##### Source records #####
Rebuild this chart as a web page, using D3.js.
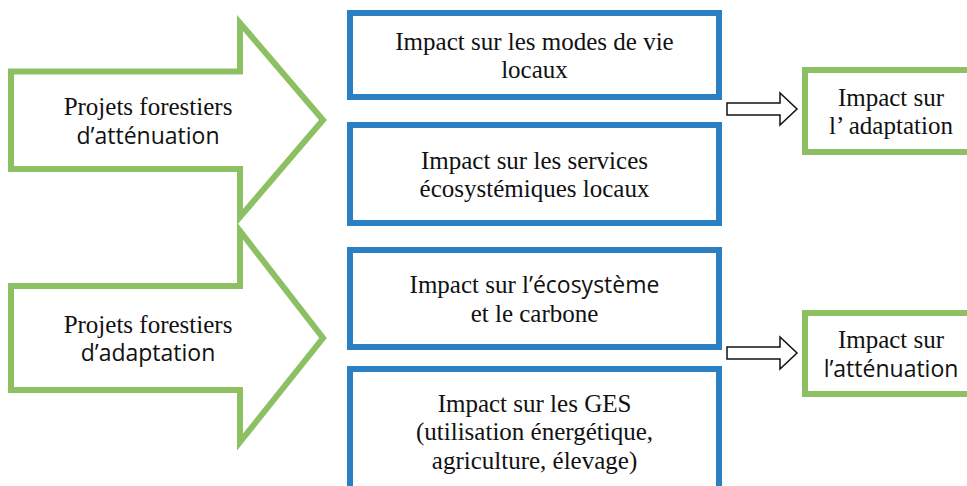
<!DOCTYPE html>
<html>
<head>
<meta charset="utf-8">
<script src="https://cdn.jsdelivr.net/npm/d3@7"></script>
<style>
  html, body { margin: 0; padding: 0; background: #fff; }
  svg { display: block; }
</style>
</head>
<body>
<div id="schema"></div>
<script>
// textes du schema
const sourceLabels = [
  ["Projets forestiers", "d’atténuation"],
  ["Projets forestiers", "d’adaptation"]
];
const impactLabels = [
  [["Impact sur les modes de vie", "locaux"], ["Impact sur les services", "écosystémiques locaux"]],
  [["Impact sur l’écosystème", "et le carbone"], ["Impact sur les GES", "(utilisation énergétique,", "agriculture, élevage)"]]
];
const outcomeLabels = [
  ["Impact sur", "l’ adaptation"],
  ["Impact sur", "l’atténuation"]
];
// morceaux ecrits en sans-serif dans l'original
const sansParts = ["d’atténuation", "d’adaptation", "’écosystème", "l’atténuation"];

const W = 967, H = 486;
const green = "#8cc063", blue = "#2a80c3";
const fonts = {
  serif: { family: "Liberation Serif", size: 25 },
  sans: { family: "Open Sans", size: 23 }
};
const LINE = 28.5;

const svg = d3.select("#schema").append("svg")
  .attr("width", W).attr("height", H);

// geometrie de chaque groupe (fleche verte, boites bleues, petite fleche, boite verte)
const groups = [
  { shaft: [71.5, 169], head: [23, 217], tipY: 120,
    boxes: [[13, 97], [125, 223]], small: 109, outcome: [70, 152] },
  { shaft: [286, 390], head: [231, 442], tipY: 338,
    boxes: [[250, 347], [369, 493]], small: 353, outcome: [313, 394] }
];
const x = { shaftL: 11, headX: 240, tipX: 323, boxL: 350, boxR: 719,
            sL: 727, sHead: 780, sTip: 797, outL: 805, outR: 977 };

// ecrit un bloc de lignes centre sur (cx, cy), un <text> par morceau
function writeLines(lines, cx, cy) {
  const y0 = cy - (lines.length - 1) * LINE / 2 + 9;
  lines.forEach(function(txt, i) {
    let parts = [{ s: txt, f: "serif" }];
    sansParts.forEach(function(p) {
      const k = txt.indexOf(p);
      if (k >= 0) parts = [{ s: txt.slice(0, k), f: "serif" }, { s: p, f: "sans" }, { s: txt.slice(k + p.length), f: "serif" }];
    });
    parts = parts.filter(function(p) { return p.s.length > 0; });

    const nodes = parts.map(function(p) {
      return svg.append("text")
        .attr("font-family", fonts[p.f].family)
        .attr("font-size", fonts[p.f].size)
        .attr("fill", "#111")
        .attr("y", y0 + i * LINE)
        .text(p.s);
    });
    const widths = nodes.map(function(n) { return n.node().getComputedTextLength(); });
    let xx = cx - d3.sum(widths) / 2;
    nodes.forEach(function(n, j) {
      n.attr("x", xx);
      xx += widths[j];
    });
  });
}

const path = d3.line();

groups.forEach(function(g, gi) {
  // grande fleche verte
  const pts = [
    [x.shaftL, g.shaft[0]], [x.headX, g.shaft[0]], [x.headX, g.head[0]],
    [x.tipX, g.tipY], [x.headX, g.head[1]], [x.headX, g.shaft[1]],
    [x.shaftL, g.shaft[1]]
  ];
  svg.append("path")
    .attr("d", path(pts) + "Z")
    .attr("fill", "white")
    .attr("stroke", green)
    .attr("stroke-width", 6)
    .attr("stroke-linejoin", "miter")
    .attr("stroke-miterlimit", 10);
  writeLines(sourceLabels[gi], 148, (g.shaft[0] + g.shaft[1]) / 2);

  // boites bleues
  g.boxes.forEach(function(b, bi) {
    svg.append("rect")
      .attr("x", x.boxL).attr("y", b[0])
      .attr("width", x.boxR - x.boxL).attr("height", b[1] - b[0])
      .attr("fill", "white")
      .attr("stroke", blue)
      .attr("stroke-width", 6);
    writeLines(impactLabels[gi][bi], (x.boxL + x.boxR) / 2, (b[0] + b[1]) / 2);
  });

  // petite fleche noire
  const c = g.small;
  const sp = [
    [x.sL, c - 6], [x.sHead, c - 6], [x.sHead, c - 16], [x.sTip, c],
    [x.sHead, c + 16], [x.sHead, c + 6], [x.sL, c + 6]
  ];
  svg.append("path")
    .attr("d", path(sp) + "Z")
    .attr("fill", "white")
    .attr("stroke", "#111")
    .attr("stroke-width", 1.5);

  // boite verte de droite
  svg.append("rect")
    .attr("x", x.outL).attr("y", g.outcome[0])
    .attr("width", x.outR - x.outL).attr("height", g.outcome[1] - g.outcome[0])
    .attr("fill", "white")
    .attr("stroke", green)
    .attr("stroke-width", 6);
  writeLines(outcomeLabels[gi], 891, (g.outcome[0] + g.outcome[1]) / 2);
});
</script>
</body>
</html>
#####
##### Source records #####
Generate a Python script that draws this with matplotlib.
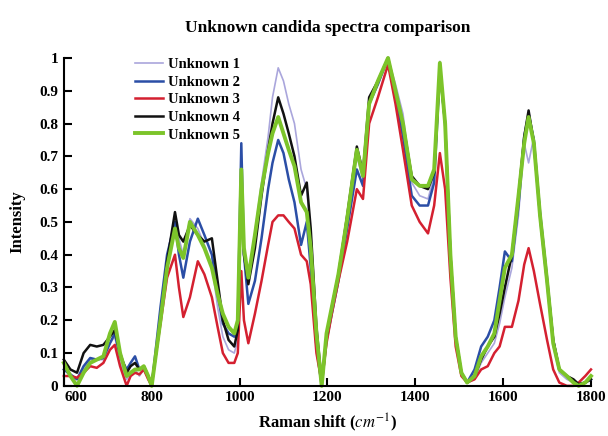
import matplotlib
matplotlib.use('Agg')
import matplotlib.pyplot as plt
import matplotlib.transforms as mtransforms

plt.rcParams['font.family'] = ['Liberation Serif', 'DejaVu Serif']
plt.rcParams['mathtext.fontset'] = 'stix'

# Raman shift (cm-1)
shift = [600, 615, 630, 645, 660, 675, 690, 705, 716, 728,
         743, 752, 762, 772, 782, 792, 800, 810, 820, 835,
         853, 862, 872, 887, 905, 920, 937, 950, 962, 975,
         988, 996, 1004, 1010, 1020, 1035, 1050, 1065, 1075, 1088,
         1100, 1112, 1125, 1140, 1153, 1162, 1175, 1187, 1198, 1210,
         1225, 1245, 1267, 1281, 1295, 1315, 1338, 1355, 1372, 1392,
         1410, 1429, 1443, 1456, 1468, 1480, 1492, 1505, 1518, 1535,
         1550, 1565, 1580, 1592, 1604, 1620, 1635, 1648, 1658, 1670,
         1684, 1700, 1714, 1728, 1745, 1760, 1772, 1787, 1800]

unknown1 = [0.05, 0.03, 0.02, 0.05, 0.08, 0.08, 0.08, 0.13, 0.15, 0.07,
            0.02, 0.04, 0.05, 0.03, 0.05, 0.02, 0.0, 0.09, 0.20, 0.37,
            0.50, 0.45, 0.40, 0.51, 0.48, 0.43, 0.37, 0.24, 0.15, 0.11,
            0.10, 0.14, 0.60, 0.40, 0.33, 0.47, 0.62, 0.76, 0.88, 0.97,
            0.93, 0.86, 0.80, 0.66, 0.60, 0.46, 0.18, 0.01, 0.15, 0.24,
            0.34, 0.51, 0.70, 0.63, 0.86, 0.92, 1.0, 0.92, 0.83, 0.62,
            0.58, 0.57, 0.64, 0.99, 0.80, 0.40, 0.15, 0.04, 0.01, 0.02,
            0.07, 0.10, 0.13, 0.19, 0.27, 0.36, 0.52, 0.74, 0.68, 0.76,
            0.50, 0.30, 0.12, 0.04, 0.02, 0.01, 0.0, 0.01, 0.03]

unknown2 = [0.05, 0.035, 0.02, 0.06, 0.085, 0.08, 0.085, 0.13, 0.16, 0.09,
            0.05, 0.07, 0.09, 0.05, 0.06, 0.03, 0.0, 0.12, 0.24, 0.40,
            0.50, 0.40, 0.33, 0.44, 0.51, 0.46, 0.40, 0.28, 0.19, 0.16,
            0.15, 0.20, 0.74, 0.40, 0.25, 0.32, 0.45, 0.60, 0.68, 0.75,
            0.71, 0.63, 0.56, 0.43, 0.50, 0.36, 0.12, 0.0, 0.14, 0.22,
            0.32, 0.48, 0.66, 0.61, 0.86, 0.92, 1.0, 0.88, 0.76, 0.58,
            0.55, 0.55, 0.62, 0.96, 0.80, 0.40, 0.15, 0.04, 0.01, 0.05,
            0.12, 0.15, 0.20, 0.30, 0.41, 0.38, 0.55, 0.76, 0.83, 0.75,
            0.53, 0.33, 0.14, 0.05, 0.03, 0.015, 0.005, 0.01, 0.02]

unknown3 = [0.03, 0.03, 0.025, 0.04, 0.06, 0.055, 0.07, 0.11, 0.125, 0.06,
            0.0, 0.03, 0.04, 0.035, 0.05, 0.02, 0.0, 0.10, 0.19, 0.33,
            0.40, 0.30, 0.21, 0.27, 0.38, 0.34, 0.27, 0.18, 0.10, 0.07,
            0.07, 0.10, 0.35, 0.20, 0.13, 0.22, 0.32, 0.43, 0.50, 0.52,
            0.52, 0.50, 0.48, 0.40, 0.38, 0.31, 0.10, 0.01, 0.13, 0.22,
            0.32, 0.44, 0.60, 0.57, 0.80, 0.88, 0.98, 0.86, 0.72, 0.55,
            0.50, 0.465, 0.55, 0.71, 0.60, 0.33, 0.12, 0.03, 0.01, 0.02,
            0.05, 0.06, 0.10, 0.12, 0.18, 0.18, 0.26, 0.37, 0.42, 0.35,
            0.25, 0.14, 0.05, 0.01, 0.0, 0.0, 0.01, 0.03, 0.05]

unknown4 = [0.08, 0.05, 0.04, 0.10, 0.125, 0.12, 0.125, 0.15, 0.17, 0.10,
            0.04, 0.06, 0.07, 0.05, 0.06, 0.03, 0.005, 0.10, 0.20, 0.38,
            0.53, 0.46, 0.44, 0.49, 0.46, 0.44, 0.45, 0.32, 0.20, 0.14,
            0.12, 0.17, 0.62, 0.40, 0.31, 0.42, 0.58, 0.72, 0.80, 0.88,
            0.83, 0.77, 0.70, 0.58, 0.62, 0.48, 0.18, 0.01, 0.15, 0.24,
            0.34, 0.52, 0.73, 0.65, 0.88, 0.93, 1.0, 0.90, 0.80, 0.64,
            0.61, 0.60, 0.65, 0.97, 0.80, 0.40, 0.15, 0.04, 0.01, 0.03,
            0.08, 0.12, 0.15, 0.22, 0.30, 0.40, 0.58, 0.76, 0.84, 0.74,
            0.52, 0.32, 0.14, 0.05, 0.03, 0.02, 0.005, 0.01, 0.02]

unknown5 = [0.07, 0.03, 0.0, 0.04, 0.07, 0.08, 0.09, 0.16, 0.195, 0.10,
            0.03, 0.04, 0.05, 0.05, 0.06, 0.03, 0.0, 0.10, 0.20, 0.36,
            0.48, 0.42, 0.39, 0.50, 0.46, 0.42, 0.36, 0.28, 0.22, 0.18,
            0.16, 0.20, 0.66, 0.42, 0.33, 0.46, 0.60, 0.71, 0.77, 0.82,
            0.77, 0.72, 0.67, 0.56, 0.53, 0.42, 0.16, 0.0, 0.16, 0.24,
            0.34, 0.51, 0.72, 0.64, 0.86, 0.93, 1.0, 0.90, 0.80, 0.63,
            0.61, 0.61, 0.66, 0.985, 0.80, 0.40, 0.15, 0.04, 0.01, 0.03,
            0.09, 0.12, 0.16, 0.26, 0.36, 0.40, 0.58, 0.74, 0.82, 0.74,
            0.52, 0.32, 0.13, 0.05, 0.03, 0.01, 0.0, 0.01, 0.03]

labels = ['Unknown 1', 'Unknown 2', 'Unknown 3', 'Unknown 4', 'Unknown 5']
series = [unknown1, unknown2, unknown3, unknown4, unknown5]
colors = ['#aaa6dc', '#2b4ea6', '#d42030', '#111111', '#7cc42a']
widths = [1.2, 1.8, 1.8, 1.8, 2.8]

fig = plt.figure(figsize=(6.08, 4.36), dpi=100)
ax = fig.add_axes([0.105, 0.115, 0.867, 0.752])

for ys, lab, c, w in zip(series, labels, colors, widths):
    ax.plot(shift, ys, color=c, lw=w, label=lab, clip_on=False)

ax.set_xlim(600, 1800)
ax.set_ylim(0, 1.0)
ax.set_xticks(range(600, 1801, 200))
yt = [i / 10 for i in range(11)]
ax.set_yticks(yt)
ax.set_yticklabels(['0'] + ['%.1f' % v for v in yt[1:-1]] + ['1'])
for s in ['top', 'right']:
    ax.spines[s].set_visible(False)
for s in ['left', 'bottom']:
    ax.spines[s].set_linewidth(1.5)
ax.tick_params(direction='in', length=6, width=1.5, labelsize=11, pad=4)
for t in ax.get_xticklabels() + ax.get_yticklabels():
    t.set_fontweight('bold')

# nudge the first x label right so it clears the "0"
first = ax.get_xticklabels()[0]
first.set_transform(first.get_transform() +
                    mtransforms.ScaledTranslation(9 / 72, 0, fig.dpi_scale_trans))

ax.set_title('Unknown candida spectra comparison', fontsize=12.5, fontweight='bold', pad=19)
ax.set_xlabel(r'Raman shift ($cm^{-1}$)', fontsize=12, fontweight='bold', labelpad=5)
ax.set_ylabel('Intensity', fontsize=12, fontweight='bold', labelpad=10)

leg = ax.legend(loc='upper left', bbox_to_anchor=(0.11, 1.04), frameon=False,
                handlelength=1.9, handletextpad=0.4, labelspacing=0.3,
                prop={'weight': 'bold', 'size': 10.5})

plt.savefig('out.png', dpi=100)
#####
### Requirement
Above are the records. Copy word for word only their lines from the one holding "Generate a Python" through the one holding "plt.rcParams['mathtext.fontset'] = 'stix'", both included, and skip the images.

### Task result
Generate a Python script that draws this with matplotlib.
import matplotlib
matplotlib.use('Agg')
import matplotlib.pyplot as plt
import matplotlib.transforms as mtransforms

plt.rcParams['font.family'] = ['Liberation Serif', 'DejaVu Serif']
plt.rcParams['mathtext.fontset'] = 'stix'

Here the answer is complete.